One of the biggest challenges with traditional cloud-based ASR solutions is waste. For instance, in an 8-person voice chat room, only one or two people may actually be speaking, yet the system still performs recognition on all eight audio streams. This unnecessary processing pushes costs to the maximum.

ZEGOCLOUD’s Real-time Cloud ASR solves this with on-demand recognition powered by AI VAD. The service activates ASR only when someone is speaking, so silence and background noise generate no charges. In practice, this reduces costs by more than 80% in an 8-person chat room, and in larger or more complex scenarios, conservatively saves at least 50%.

To make pricing even more flexible, ZEGOCLOUD offers a time-based billing model with both pay-as-you-go and prepaid package options. Customers can also apply for a free trial, and each account includes 20 free concurrent channels by default. Additional capacity can be purchased on demand, ensuring scalability without unnecessary spending.

👉 Talk to Sales

Key Application Scenarios: From “Auxiliary Tool” to “Growth Engine”

Real-time Cloud ASR is more than a supporting tool. By enabling accurate, low-latency speech-to-text, it opens up new ways to improve collaboration, engagement, and user retention. Below are two typical scenarios that highlight how it transforms from a simple utility into a real driver of growth.

1. Room Subtitles: Breaking Barriers in Language and Memory

Whether it is online meetings, cross-lingual live broadcasts, or language learning, “real-time subtitles” are a core need.

Online Meetings

For online meetings, “accurate information transmission” and “efficient review” are two core needs, and room subtitles can fully meet both. It supports multi-language recognition and generates real-time subtitles; after the meeting, it can also generate AI-powered meeting summaries based on the recognition results to avoid missing key decisions; it can even organize dialogue content by speaker.

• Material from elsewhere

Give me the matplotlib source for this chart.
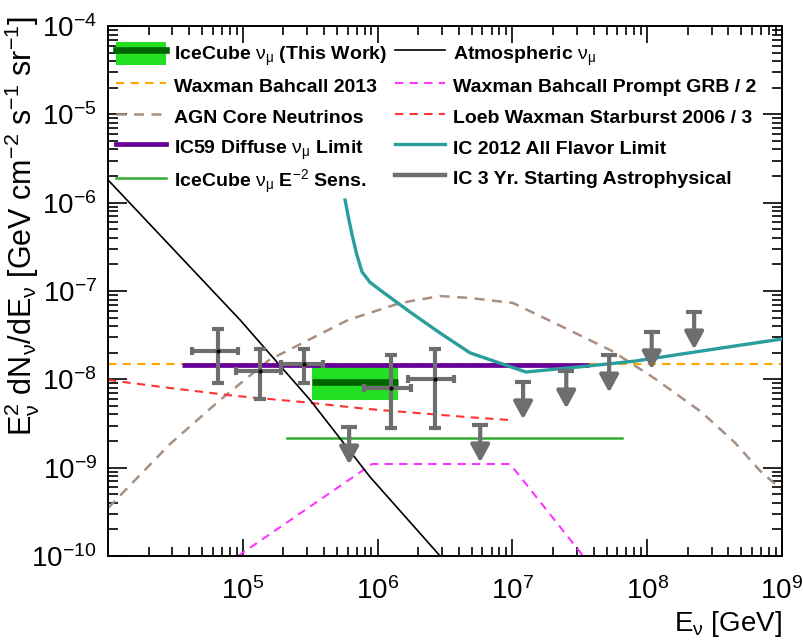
import matplotlib
matplotlib.use('Agg')
import matplotlib.pyplot as plt
from matplotlib.patches import Patch, Rectangle
from matplotlib.lines import Line2D
from matplotlib.legend_handler import HandlerPatch
from matplotlib.ticker import LogLocator, LogFormatterMathtext, NullFormatter, FixedLocator

plt.rcParams['font.family'] = ['Liberation Sans', 'DejaVu Sans']
plt.rcParams['mathtext.fontset'] = 'custom'
plt.rcParams['mathtext.rm'] = 'Liberation Sans'
plt.rcParams['mathtext.it'] = 'Liberation Sans:italic'
plt.rcParams['mathtext.bf'] = 'Liberation Sans:bold'
plt.rcParams['mathtext.default'] = 'rm'
plt.rcParams['axes.unicode_minus'] = False

# ---------------- data ----------------
atm_E = [1.0e4, 9.55e4, 3.16e5, 8.8e5, 2.91e6]
atm_F = [1.81e-6, 4.7e-8, 5.83e-9, 7.83e-10, 1.0e-10]

wb_E = [1e4, 1e9]
wb_F = [1.5e-8, 1.5e-8]

agn_E = [1e4, 2.88e4, 6.78e4, 1.57e5, 6.04e5, 1.47e6, 2.91e6, 4.86e6, 1.01e7,
         2.64e7, 5.5e7, 1.15e8, 2.52e8, 4.43e8, 6.9e8, 1e9]
agn_F = [3.49e-10, 1.85e-9, 5.83e-9, 1.66e-8, 4.7e-8, 7.31e-8, 8.77e-8, 8.33e-8, 7.31e-8,
         3.61e-8, 2.09e-8, 1.01e-8, 4.27e-9, 1.95e-9, 9.16e-10, 5.58e-10]

ic59_E = [3.57e4, 3.71e7]
ic59_F = [1.44e-8, 1.44e-8]

sens_E = [2.13e5, 6.52e7]
sens_F = [2.17e-9, 2.17e-9]

grb_E = [9.22e4, 9.1e5, 9.62e6, 3.35e7]
grb_F = [1.0e-10, 1.1e-9, 1.1e-9, 1.0e-10]

lw_E = [1e4, 2.88e4, 8.91e4, 2.75e5, 8.51e5, 4.61e6, 9.62e6]
lw_F = [9.82e-9, 7.98e-9, 6.48e-9, 5.54e-9, 4.61e-9, 3.74e-9, 3.46e-9]

ic12_E = [5.74e5, 6.1e5, 6.47e5, 7.0e5, 7.67e5, 8.8e5, 1.04e6, 1.74e6, 2.91e6, 4.86e6,
          1.26e7, 3.71e7, 8.15e7, 2.52e8, 4.43e8, 1e9]
ic12_F = [1.07e-6, 6.6e-7, 4.31e-7, 2.6e-7, 1.64e-7, 1.25e-7, 1.03e-7, 5.78e-8, 3.34e-8, 1.99e-8,
          1.21e-8, 1.42e-8, 1.61e-8, 2.09e-8, 2.38e-8, 2.86e-8]

# this work: energy range, flux band, best fit
tw_E = [3.27e5, 1.42e6]
tw_F_lo = 5.83e-9
tw_F_hi = 1.39e-8
tw_F_best = 9.44e-9

# IC 3 yr starting events: points with errors
pts_E = [6.55e4, 1.34e5, 2.85e5, 1.26e6, 2.67e6]
pts_F = [2.09e-8, 1.24e-8, 1.49e-8, 7.98e-9, 1.01e-8]
pts_Elo = [4.2e4, 8.91e4, 1.92e5, 7.94e5, 1.68e6]
pts_Ehi = [9.22e4, 1.92e5, 3.95e5, 1.77e6, 3.7e6]
pts_Flo = [9.08e-9, 5.98e-9, 9.08e-9, 2.81e-9, 2.81e-9]
pts_Fhi = [3.72e-8, 2.2e-8, 2.2e-8, 1.88e-8, 2.2e-8]

# IC 3 yr upper limits
ul_E = [6.15e5, 5.77e6, 1.2e7, 2.51e7, 5.22e7, 1.08e8, 2.23e8]
ul_F = [2.88e-9, 3.04e-9, 9.33e-9, 1.24e-8, 1.88e-8, 3.44e-8, 5.78e-8]

x_ticks = [1e5, 1e6, 1e7, 1e8, 1e9]
y_ticks = [1e-10, 1e-9, 1e-8, 1e-7, 1e-6, 1e-5, 1e-4]

# ---------------- colours ----------------
C_GRAY = '#6e6e6e'
C_GREEN = '#22e022'
C_DKGREEN = '#006400'
C_ORANGE = '#ffa500'
C_BROWN = '#a89080'
C_PURPLE = '#660099'
C_SENS = '#33aa33'
C_MAG = '#ff33ff'
C_RED = '#ff3333'
C_TEAL = '#2a9d9d'

fig = plt.figure(figsize=(8.04, 6.40), dpi=100)
ax = fig.add_axes([108/804, 1-556/640, 674/804, 530/640])
ax.set_xscale('log')
ax.set_yscale('log')
ax.set_xlim(1e4, 1e9)
ax.set_ylim(1e-10, 1e-4)

dash = (0, (4, 3))
ax.plot(agn_E, agn_F, color=C_BROWN, lw=1.8, ls=dash, zorder=2)
ax.plot(lw_E, lw_F, color=C_RED, lw=1.5, ls=dash, zorder=2)
ax.plot(grb_E, grb_F, color=C_MAG, lw=1.5, ls=dash, zorder=2)
ax.plot(wb_E, wb_F, color=C_ORANGE, lw=1.5, ls=dash, zorder=2)

ax.fill_between(tw_E, tw_F_lo, tw_F_hi, color=C_GREEN, lw=0, zorder=3)
ax.plot(tw_E, [tw_F_best, tw_F_best], color=C_DKGREEN, lw=4.8, solid_capstyle='butt', zorder=3)

ax.plot(sens_E, sens_F, color=C_SENS, lw=1.8, zorder=3)
ax.plot(atm_E, atm_F, color='black', lw=1.2, zorder=3.5)
ax.plot(ic59_E, ic59_F, color=C_PURPLE, lw=3.4, solid_capstyle='butt', zorder=4)
ax.plot(ic12_E, ic12_F, color=C_TEAL, lw=2.4, zorder=4)

xerr = [[e - lo for e, lo in zip(pts_E, pts_Elo)], [hi - e for e, hi in zip(pts_E, pts_Ehi)]]
yerr = [[f - lo for f, lo in zip(pts_F, pts_Flo)], [hi - f for f, hi in zip(pts_F, pts_Fhi)]]
ax.errorbar(pts_E, pts_F, xerr=xerr, fmt='none', ecolor=C_GRAY, elinewidth=3.0,
            capsize=2.8, capthick=3.0, zorder=5)
ax.errorbar(pts_E, pts_F, yerr=yerr, fmt='none', ecolor=C_GRAY, elinewidth=3.0,
            capsize=4.0, capthick=3.0, zorder=5)
ax.plot(pts_E, pts_F, ls='none', marker='o', ms=2, color='black', zorder=6)

arrow_drop = 2.65
for e, f in zip(ul_E, ul_F):
    ax.annotate('', xy=(e, f / arrow_drop), xytext=(e, f),
                arrowprops=dict(arrowstyle='-|>,head_width=0.38,head_length=0.7',
                                color=C_GRAY, lw=3.0, shrinkA=0, shrinkB=0,
                                mutation_scale=15), zorder=5)
ax.plot(ul_E, ul_F, ls='none', marker='_', ms=12, mew=3.0, color=C_GRAY, zorder=5)

# ---------------- axes styling ----------------
for s in ax.spines.values():
    s.set_linewidth(1.4)
ax.xaxis.set_major_locator(FixedLocator(x_ticks))
ax.yaxis.set_major_locator(FixedLocator(y_ticks))
ax.xaxis.set_major_formatter(LogFormatterMathtext())
ax.yaxis.set_major_formatter(LogFormatterMathtext())
ax.xaxis.set_minor_locator(LogLocator(base=10, subs=range(2, 10), numticks=100))
ax.yaxis.set_minor_locator(LogLocator(base=10, subs=range(2, 10), numticks=100))
ax.xaxis.set_minor_formatter(NullFormatter())
ax.yaxis.set_minor_formatter(NullFormatter())
ax.tick_params(which='both', direction='in', top=True, right=True, width=1.2, labelsize=20)
ax.tick_params(axis='x', which='major', length=12, pad=15)
ax.tick_params(axis='x', which='minor', length=6.5)
ax.tick_params(axis='y', which='major', length=14, pad=8)
ax.tick_params(axis='y', which='minor', length=7)

fig.text(0.027, 0.975, r'E$_\nu^2$ dN$_\nu$/dE$_\nu$ [GeV cm$^{-2}$ s$^{-1}$ sr$^{-1}$]',
         rotation=90, ha='center', va='top', fontsize=22)
fig.text(782/804, 1 - 624/640, r'E$_\nu$ [GeV]', ha='right', va='center', fontsize=20)

# ---------------- legends ----------------
BOX_H = 16.5  # points


def box_patch(legend, orig_handle, xdescent, ydescent, width, height, fontsize):
    return Rectangle((-xdescent, -ydescent + (height - BOX_H) / 2), width, BOX_H)


tw_patch = Patch(facecolor=C_GREEN, edgecolor='none')
leg_kw = dict(prop={'weight': 'bold', 'size': 14}, frameon=False, handlelength=2.58,
              handleheight=1.55, handletextpad=0.38, labelspacing=0.32, borderpad=0,
              borderaxespad=0, loc='upper left',
              handler_map={tw_patch: HandlerPatch(patch_func=box_patch)})
h_left = [
    (tw_patch, Line2D([], [], color=C_DKGREEN, lw=4.8)),
    Line2D([], [], color=C_ORANGE, lw=1.5, ls=dash),
    Line2D([], [], color=C_BROWN, lw=1.8, ls=dash),
    Line2D([], [], color=C_PURPLE, lw=3.4),
    Line2D([], [], color=C_SENS, lw=1.8),
]
l_left = [r'IceCube $\nu_\mu$ (This Work)', 'Waxman Bahcall 2013', 'AGN Core Neutrinos',
          r'IC59 Diffuse $\nu_\mu$ Limit', r'IceCube $\nu_\mu$ E$^{-2}$ Sens.']
h_right = [
    Line2D([], [], color='black', lw=1.2),
    Line2D([], [], color=C_MAG, lw=1.5, ls=dash),
    Line2D([], [], color=C_RED, lw=1.5, ls=dash),
    Line2D([], [], color=C_TEAL, lw=2.4),
    Line2D([], [], color=C_GRAY, lw=3.2),
]
l_right = [r'Atmospheric $\nu_\mu$', 'Waxman Bahcall Prompt GRB / 2',
           'Loeb Waxman Starburst 2006 / 3', 'IC 2012 All Flavor Limit',
           'IC 3 Yr. Starting Astrophysical']
leg1 = ax.legend(h_left, l_left, bbox_to_anchor=(0.0119, 0.9717), **leg_kw)
ax.add_artist(leg1)
ax.legend(h_right, l_right, bbox_to_anchor=(0.4258, 0.9717), **leg_kw)

fig.savefig('out.png', dpi=100)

Compared with traditional “manual note-taking” which is prone to omissions and errors, subtitles + AI summaries improve meeting review efficiency by more than 50%, eliminating the need to rewatch the recording repeatedly.

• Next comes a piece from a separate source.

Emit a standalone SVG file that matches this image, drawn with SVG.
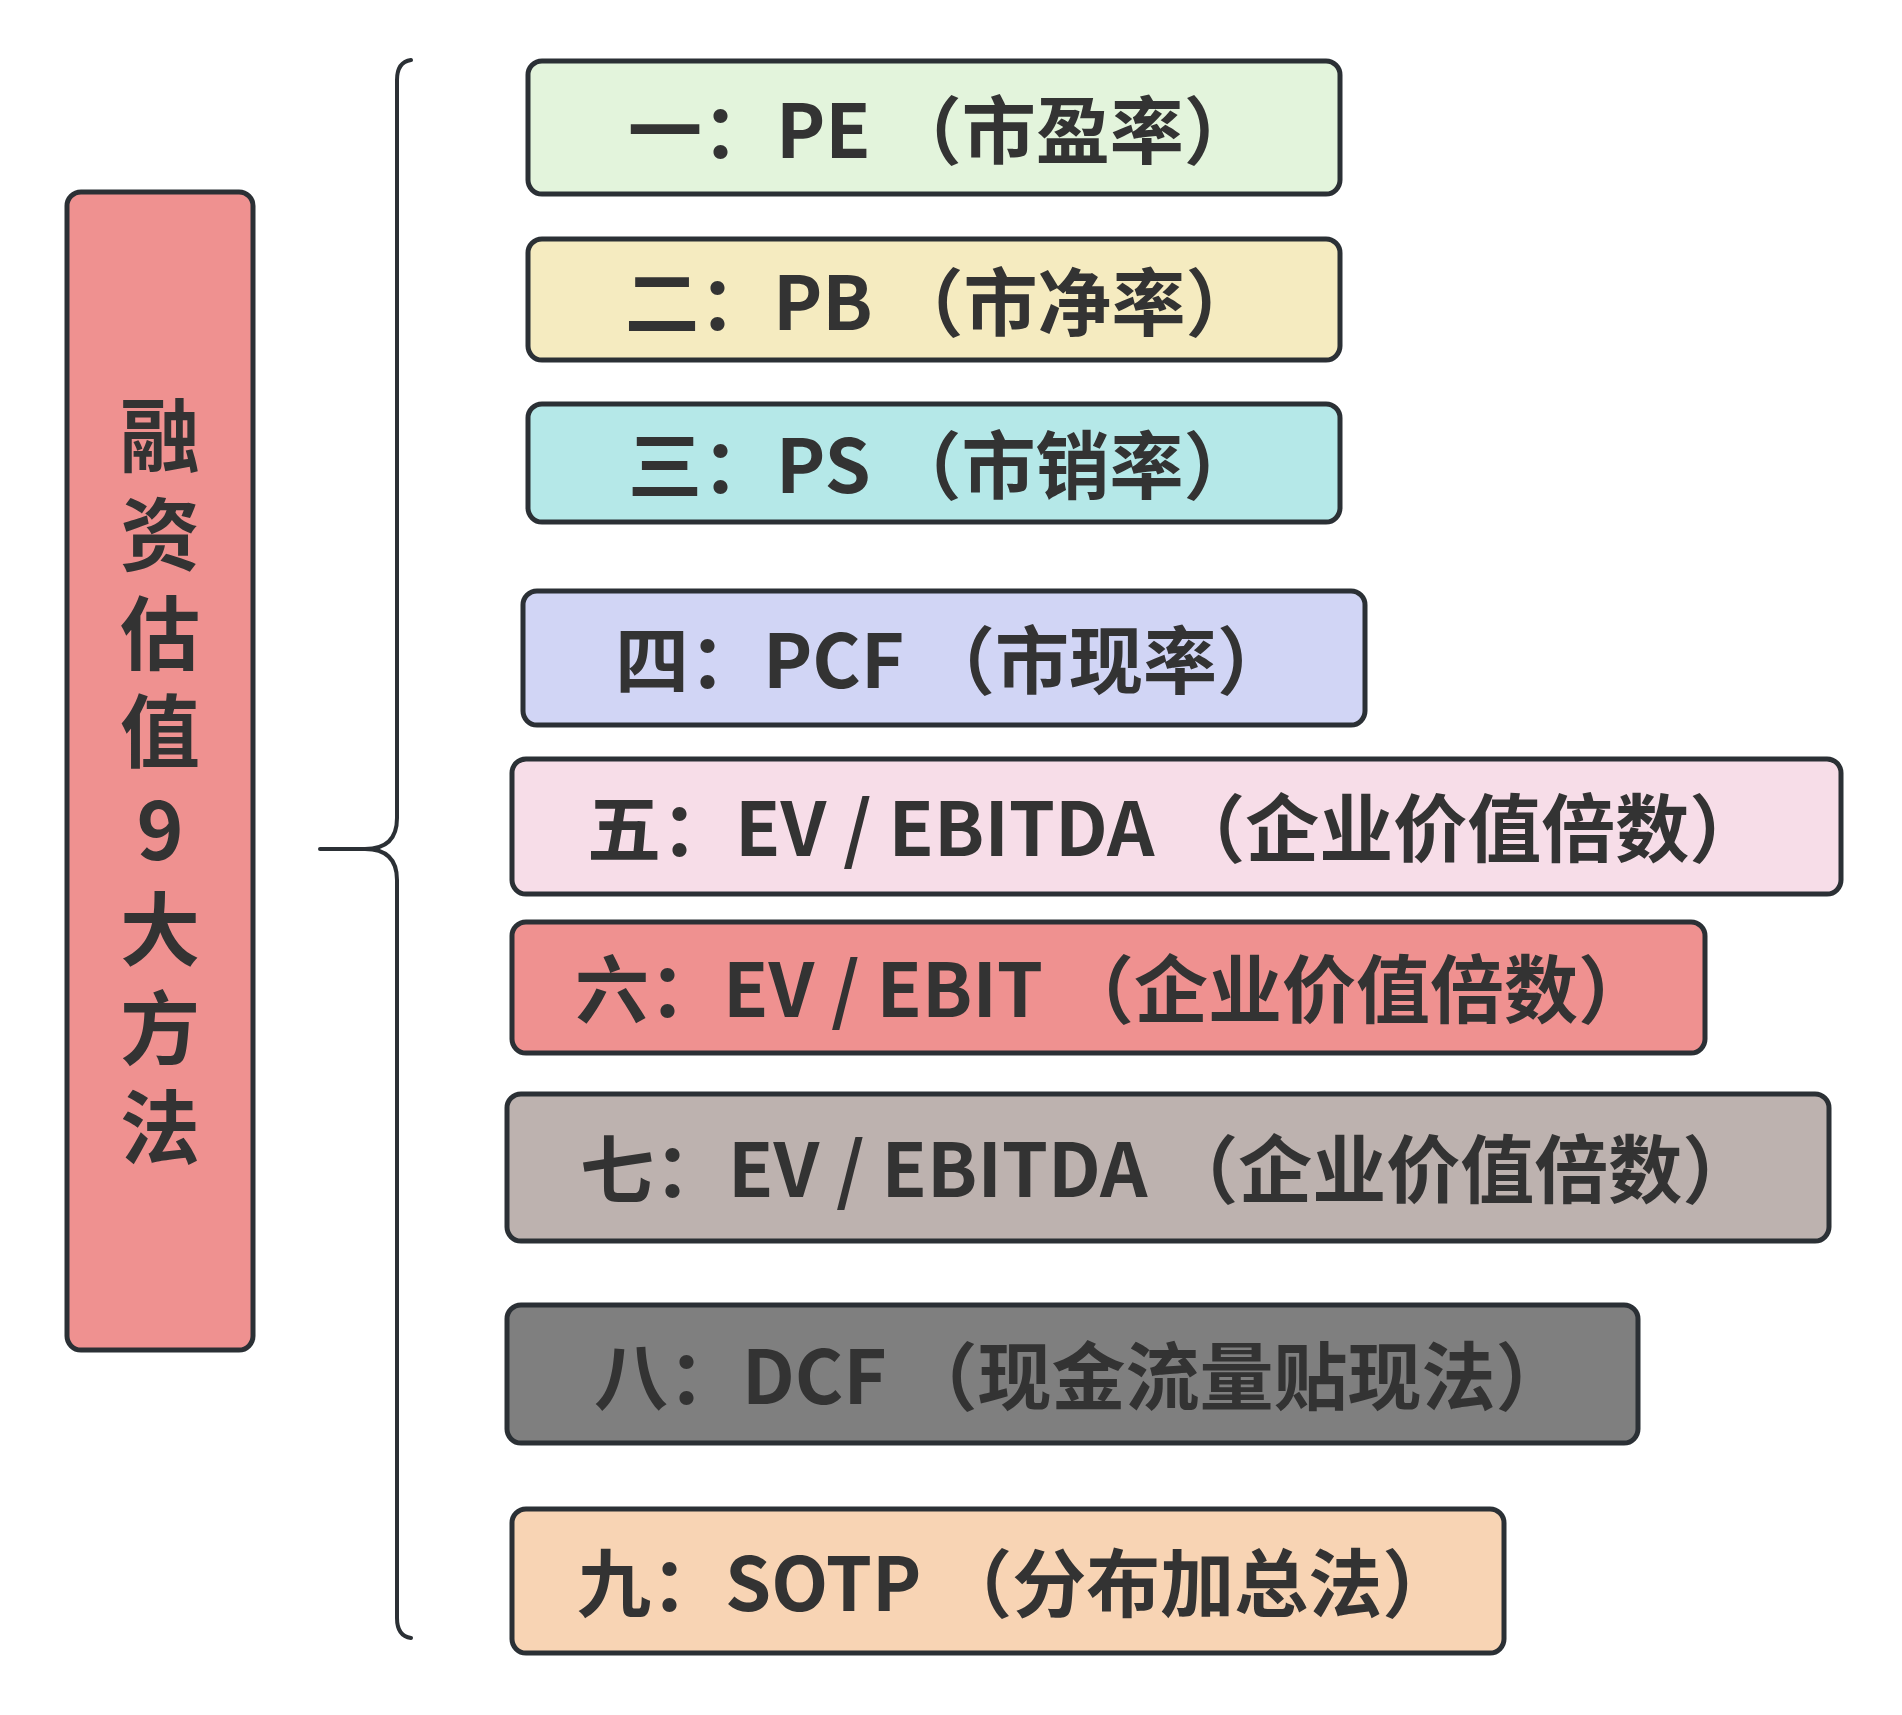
<svg xmlns="http://www.w3.org/2000/svg" width="1902" height="1715" viewBox="0 0 1902 1715">
<style>
.box{stroke:#2b3035;stroke-width:5}
.t{font-family:"Noto Sans CJK SC","Noto Sans",sans-serif;font-weight:700;font-size:74px;fill:#333333;dominant-baseline:central}
.v{font-family:"Noto Sans CJK SC","Noto Sans",sans-serif;font-weight:700;font-size:80px;fill:#333333;text-anchor:middle;dominant-baseline:central}
.br{fill:none;stroke:#2b3035;stroke-width:4;stroke-linecap:round}
</style>
<rect width="1902" height="1715" fill="#ffffff"/>
<g id="root">
<rect class="box" x="67" y="192" width="186" height="1158" rx="14" fill="#ef9190"/>
<text class="v"><tspan x="160" y="430">融</tspan><tspan x="160" y="529">资</tspan><tspan x="160" y="628">估</tspan><tspan x="160" y="726">值</tspan><tspan x="160" y="825">9</tspan><tspan x="160" y="924">大</tspan><tspan x="160" y="1023">方</tspan><tspan x="160" y="1122">法</tspan></text>
</g>
<g id="connectors">
<path class="br" d="M411 60 Q397 62 397 80 L397 818 Q397 849 365 849 L320 849 M365 849 Q397 849 397 880 L397 1618 Q397 1636 411 1638"/>
</g>
<g id="n1"><rect class="box" x="528" y="61" width="812" height="133" rx="14" fill="#e3f4dc"/><text class="t" x="628" y="125">一：PE （市盈率）</text></g>
<g id="n2"><rect class="box" x="528" y="239" width="812" height="121" rx="14" fill="#f5ebc0"/><text class="t" x="625" y="297">二：PB （市净率）</text></g>
<g id="n3"><rect class="box" x="528" y="404" width="812" height="118" rx="14" fill="#b5e8e8"/><text class="t" x="628" y="460">三：PS （市销率）</text></g>
<g id="n4"><rect class="box" x="523" y="591" width="842" height="134" rx="14" fill="#d1d5f5"/><text class="t" x="615" y="655">四：PCF （市现率）</text></g>
<g id="n5"><rect class="box" x="512" y="759" width="1329" height="135" rx="14" fill="#f7dde8"/><text class="t" x="587" y="823">五：EV / EBITDA （企业价值倍数）</text></g>
<g id="n6"><rect class="box" x="512" y="922" width="1193" height="131" rx="14" fill="#ef9190"/><text class="t" x="575" y="984">六：EV / EBIT （企业价值倍数）</text></g>
<g id="n7"><rect class="box" x="507" y="1094" width="1322" height="147" rx="14" fill="#bdb2af"/><text class="t" x="580" y="1164">七：EV / EBITDA （企业价值倍数）</text></g>
<g id="n8"><rect class="box" x="507" y="1305" width="1131" height="138" rx="14" fill="#7f7f7f"/><text class="t" x="594" y="1371">八：DCF （现金流量贴现法）</text></g>
<g id="n9"><rect class="box" x="512" y="1509" width="992" height="144" rx="14" fill="#f8d4b4"/><text class="t" x="577" y="1578">九：SOTP （分布加总法）</text></g>
</svg>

Cross-lingual Live Broadcasts and Voice Chat Rooms

In live broadcast and voice chat room scenarios, audience retention time and interaction atmosphere directly affect conversion rates, and subtitles can effectively solve the problem of interaction breakdowns caused by language barriers. For example, when an Arabic-speaking host faces English-speaking audiences, subtitles can bridge language gaps in real time, providing audiences with a better live broadcast viewing experience and improving the overall data performance of the live broadcast room.

Language Learning

For language learners, accurate pronunciation is the foundation, and room subtitles can serve as a real-time correction assistant. After students speak, the recognized text is displayed in real time, helping them correct their pronunciation and improve learning efficiency. At the same time, this function can also help students practice conversations with other native speakers.

2. AI Audience: Making Live Interactions More Lively and “Human-like”

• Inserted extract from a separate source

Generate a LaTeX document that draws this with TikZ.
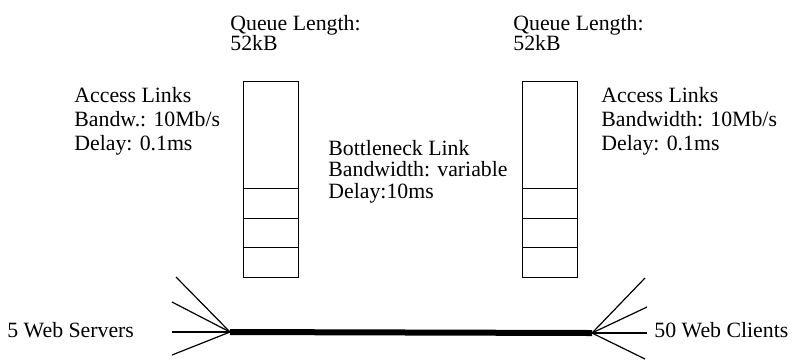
\documentclass[tikz,border=0pt]{standalone}
\usepackage{fontspec}
\setmainfont{Liberation Serif}
\usetikzlibrary{positioning}
\tikzset{
  lbl/.style={font=\fontsize{10.9}{12}\selectfont, align=left, inner sep=0pt, anchor=base west},
  queue/.style={draw, line width=0.5pt, minimum width=27.5pt, minimum height=98pt, inner sep=0pt, anchor=north west},
  link/.style={line width=0.6pt},
  bottleneck/.style={line width=3pt},
}

\begin{document}
\begin{tikzpicture}[x=0.5pt, y=-0.5pt]
  \useasboundingbox (0,0) rectangle (795,361);
  % router queues
  \node[queue] (qleft) at (243,81) {};
  \node[queue] (qright) at (522,81) {};
  \foreach \q in {qleft,qright}
    \foreach \yy in {188,218,247}
      \draw[line width=0.5pt] (\q.west |- 0,\yy) -- (\q.east |- 0,\yy);
  \node[lbl, font=\fontsize{10.9}{10}\selectfont] (qlenleft) at (230,50) {Queue Length:\\52kB};
  \node[lbl, font=\fontsize{10.9}{10}\selectfont] (qlenright) at (513,50) {Queue Length:\\ 52kB};
  % bottleneck link
  \coordinate (srvhub) at (230,332);
  \coordinate (clihub) at (592,333);
  \draw[bottleneck] (srvhub) -- (clihub);
  % access links
  \foreach \n/\p in {a/{176,277},b/{172,302},c/{172,332},d/{172,355}}
    \coordinate (srv\n) at (\p);
  \foreach \n/\p in {a/{645,278},b/{647,307},c/{647,333},d/{645,359}}
    \coordinate (cli\n) at (\p);
  \foreach \n in {a,b,c,d} {
    \draw[link] (srv\n) -- (srvhub);
    \draw[link] (clihub) -- (cli\n);
  }
  % labels
  \node[lbl] (accleft) at (74,150) {Access Links\\Bandw.: 10Mb/s\\Delay: 0.1ms};
  \node[lbl] (accright) at (601,150) {Access Links\\Bandwidth: 10Mb/s\\Delay: 0.1ms};
  \node[lbl, font=\fontsize{10.9}{10.75}\selectfont] (bneck) at (328,198) {Bottleneck Link\\Bandwidth: variable\\Delay:10ms};
  \node[lbl] (servers) at (7,337) {5 Web Servers};
  \node[lbl] (clients) at (654,337) {50 Web Clients};
\end{tikzpicture}
\end{document}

This is an innovative scenario refined from customer practices. By using ASR to recognize the host’s real-time voice and combining it with a large language model, an “AI audience” can be created. This addresses common issues such as awkward silences for small hosts and the lack of topics when starting a live broadcast.

YY Live’s Ling’er

Ling’er, the AI live assistant launched by YY Live, is one of the most successful examples of this scenario. Currently, it is used in over 6,000 live broadcast rooms and serves more than 1 million users daily. Ling’er can recommend customized chat topics to hosts, greatly increasing engagement, while also helping hosts and users quickly establish connections and find common ground.

The results are remarkable: live broadcast rooms using Ling’er have seen interactive device usage increase by up to 670% and paying users rise by 80%. This not only improves interaction efficiency and host productivity but also reduces the labor costs of live broadcast assistants for guilds.

Parallel Live

Parallel Live has pushed this scenario even further. As a simulation entertainment application, it generates entire audiences as AI-driven virtual characters rather than real people. After registration, users can become hosts and interact with these AI-generated audiences, receiving likes, comments, and messages from virtual fans.

The experience is highly immersive. Hosts can even use Parallel Live’s recording function to capture highlights of their virtual broadcasts and share them, extending the appeal of being a “virtual celebrity.”

Conclusion

From “being capable of recognition” to “recognizing quickly, accurately, and cost-effectively”, ZEGOCLOUD’s real-time Cloud Automatic Speech Recognition service is not only a technical tool, but also a “powerful weapon” that helps enterprises reduce costs, improve efficiency, and enhance user experience. Whether it is meetings that need to break language barriers or live broadcasts that want to improve interaction, it can be implemented quickly. Click here to experience it now and get free trial hours, making real-time voice processing simple and efficient from now on.

FAQ

Q1. What is Cloud Automatic Speech Recognition (ASR)?

Cloud ASR is a cloud-based service that converts spoken language into text in real time. It leverages deep learning models to deliver accurate and efficient speech-to-text results.

Q2. How does Cloud ASR work?

It captures audio, detects speech activity, processes it through trained recognition models, and outputs text with features like noise filtering, punctuation, and context-aware transcription.

Q3. What are the common use cases for Cloud ASR?

Online meetings and instant subtitles
Customer service and call centers
Live streaming captions
Language learning apps
Voice-enabled virtual assistants and IVR systems

Q4. Can Cloud ASR handle noisy environments?

Yes. Modern solutions integrate noise reduction, voice activity detection (VAD), and echo cancellation to improve accuracy even in challenging environments.